Home & Garden

Octopi becomes a furniture trend with tentacles

Blue Sky makes a rather realistic octopus teapot.
Blue Sky makes a rather realistic octopus teapot. Pittsburgh Post-Gazette

It’s high time the octopus got some ink. As a home furnishings motif, it’s a trend with tentacles.

At the Las Vegas and High Point, North Carolina, furniture markets, octopi were all over pillows, tableware, furniture and all manner of accessories.

In the wild, an octopus changes color depending on its mood. Blue means it’s excited, white shows fear and red indicates anger.

No matter what color, the octopus blends into interior design schemes from contemporary to classic.

“It’s just a build-up on a trend that emerged last year and has not gone away. If anything it has gotten bigger!” said Ron Bishop of Blue Sky.

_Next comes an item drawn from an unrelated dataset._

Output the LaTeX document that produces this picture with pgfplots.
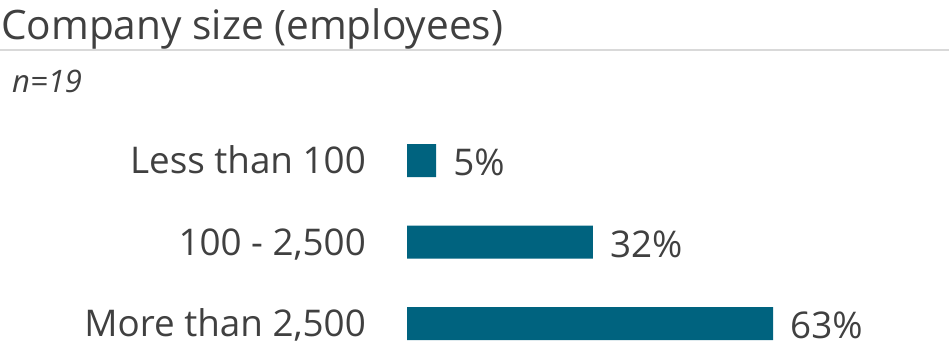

At the Las Vegas Winter Market, he showed his red octopus teapot, a unique piece of the sea captured in ceramic. Norwalk Furniture, meanwhile, adorned its High Point showroom with a specially designed octopus wall hanging by Kelly O’Neal of Design Legacy.

Steven Shell, the British furniture manufacturer, was showing dressers and trays with suckers. Its Stacked Flight of Drawers from the Bloomsbury Collection bears a hand-painted Jules Verne-ish octopus. The eight-armed creature is black or gold against a milk finish.

Gilded Home and Made Goods both had table-top octopi in gold.

No one is really sure why the octopus suddenly has the home furnishings market in its grip, but they’re in no hurry to escape.

“Its tentacles have spread around the house from lounge to bedroom!” said Shell.